Once you get the basics down, you'll find out that there's not much to A Bastard's Tale. Take away the level restarts due to death, and you'll find that the campaign consists of five short levels that end pretty quickly after a few enemy encounters. You can replay the campaign from that point to get different enemy patterns per stage, but there's nothing else gained from it. Beyond that, you have an endless mode that sees how far you can go and how many enemies you can kill before succumbing to death. This is a short game that only seems long due to its difficulty level.

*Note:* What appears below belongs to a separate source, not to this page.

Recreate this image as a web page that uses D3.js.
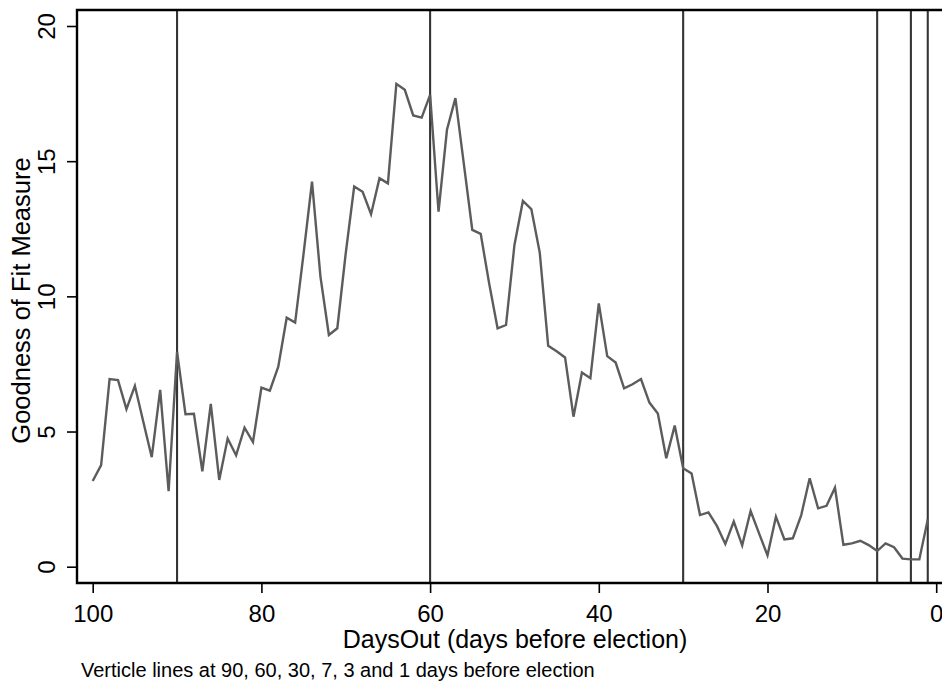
<!DOCTYPE html>
<html>
<head>
<meta charset="utf-8">
<script src="https://cdn.jsdelivr.net/npm/d3@7"></script>
<style>
  html, body { margin: 0; padding: 0; background: #fff; }
  svg { display: block; font-family: "Liberation Sans", Arial, sans-serif; }
</style>
</head>
<body>
<svg id="chart" width="942" height="681"></svg>
<script>
// Days before the election, 100 down to 1
const daysOut = d3.range(100, 0, -1);

// Goodness of fit measure for each day, in the same order as daysOut
const fitValues = [
  3.17, 3.76, 6.94, 6.90, 5.83, 6.69, 5.36, 4.05, 6.54, 2.79,
  7.95, 5.64, 5.66, 3.53, 6.02, 3.21, 4.74, 4.12, 5.14, 4.61,
  6.62, 6.51, 7.40, 9.21, 9.03, 11.58, 14.24, 10.73, 8.57, 8.82,
  11.60, 14.06, 13.87, 13.04, 14.37, 14.18, 17.86, 17.64, 16.69, 16.61,
  17.45, 13.13, 16.16, 17.33, 14.90, 12.46, 12.31, 10.48, 8.82, 8.94,
  11.90, 13.53, 13.23, 11.62, 8.17, 7.97, 7.74, 5.55, 7.18, 6.97,
  9.74, 7.79, 7.55, 6.60, 6.75, 6.94, 6.07, 5.67, 4.01, 5.22,
  3.64, 3.45, 1.91, 2.01, 1.51, 0.84, 1.67, 0.79, 2.06, 1.23,
  0.42, 1.85, 1.01, 1.05, 1.91, 3.27, 2.16, 2.25, 2.92, 0.81,
  0.86, 0.96, 0.80, 0.58, 0.86, 0.72, 0.30, 0.27, 0.27, 1.75
];

// Reference days marked with vertical lines
const markerDays = [90, 60, 30, 7, 3, 1];

const xTicks = [100, 80, 60, 40, 20, 0];
const yTicks = [0, 5, 10, 15, 20];

const xTitle = "DaysOut (days before election)";
const yTitle = "Goodness of Fit Measure";
const note = "Verticle lines at 90, 60, 30, 7, 3 and 1 days before election";

const svg = d3.select("#chart");

// Plot frame edges
const frame = { left: 77, top: 10, right: 946, bottom: 583 };

const x = d3.scaleLinear().domain([100, 0]).range([92.7, 936.2]);
const y = d3.scaleLinear().domain([0, 20]).range([566.7, 26]);

// Vertical marker lines
svg.append("g")
  .selectAll("line")
  .data(markerDays)
  .join("line")
  .attr("x1", d => x(d)).attr("x2", d => x(d))
  .attr("y1", frame.top).attr("y2", frame.bottom)
  .attr("stroke", "#353535")
  .attr("stroke-width", 2.1);

// Data line
const series = daysOut.map((d, i) => ({ day: d, value: fitValues[i] }));
svg.append("path")
  .datum(series)
  .attr("fill", "none")
  .attr("stroke", "#5c5c5c")
  .attr("stroke-width", 2.4)
  .attr("stroke-linejoin", "miter")
  .attr("d", d3.line().x(d => x(d.day)).y(d => y(d.value)));

// Frame (left, top, bottom)
svg.append("path")
  .attr("fill", "none")
  .attr("stroke", "#000")
  .attr("stroke-width", 2.4)
  .attr("d", `M${frame.right},${frame.top}H${frame.left}V${frame.bottom}H${frame.right}`);

// X axis
const xAxis = d3.axisBottom(x)
  .tickValues(xTicks)
  .tickSize(10)
  .tickPadding(12)
  .tickFormat(d3.format("d"));
const gx = svg.append("g")
  .attr("transform", `translate(0,${frame.bottom})`)
  .call(xAxis);
gx.select(".domain").remove();
gx.selectAll(".tick line").attr("stroke", "#000").attr("stroke-width", 1.6);
gx.selectAll(".tick text")
  .attr("fill", "#000")
  .attr("font-size", 24)
  .attr("dy", null)
  .attr("y", 39);

// Y axis with rotated labels
const yAxis = d3.axisLeft(y)
  .tickValues(yTicks)
  .tickSize(10)
  .tickFormat(d3.format("d"));
const gy = svg.append("g")
  .attr("transform", `translate(${frame.left},0)`)
  .call(yAxis);
gy.select(".domain").remove();
gy.selectAll(".tick line").attr("stroke", "#000").attr("stroke-width", 1.6);
gy.selectAll(".tick text")
  .attr("fill", "#000")
  .attr("font-size", 24)
  .attr("x", null)
  .attr("dy", null)
  .attr("text-anchor", "middle")
  .attr("transform", "translate(-22,0) rotate(-90)");

// Axis titles
svg.append("text")
  .attr("x", 515)
  .attr("y", 648)
  .attr("text-anchor", "middle")
  .attr("font-size", 25)
  .attr("fill", "#000")
  .text(xTitle);

svg.append("text")
  .attr("transform", `translate(30,${(frame.top + frame.bottom) / 2 + 4}) rotate(-90)`)
  .attr("text-anchor", "middle")
  .attr("font-size", 25.5)
  .attr("fill", "#000")
  .text(yTitle);

// Note below the chart
svg.append("text")
  .attr("x", 81)
  .attr("y", 676.5)
  .attr("font-size", 20)
  .attr("fill", "#000")
  .text(note);
</script>
</body>
</html>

The overall presentation may remind you of the old Commodore Amiga system. The environments are lush with loads of good details and animations. The multi-layered parallax scrolling can be a bit much depending on the environment, but it still remains an impressive trick for those who grew up with pixels as the norm. The characters are good except for the difficult-to-read attack tells mentioned earlier, while some of the other attacks look odd since the upper half of the body has fluid animation while the lower half is stiff. As for audio, the effects are fine and the music is decent. You will have to crank it up in the options, since the default level is barely audible.

A Bastard's Tale is the kind of game you want to like. The level of challenge is very high, and those with an extreme amount of patience will get the most out of it. However, the combat is rough and unfair most of the time, and your lack of agility can make defeat sting much more. It is short and cheap, but unless you're a masochist, you're better off giving passing on this one.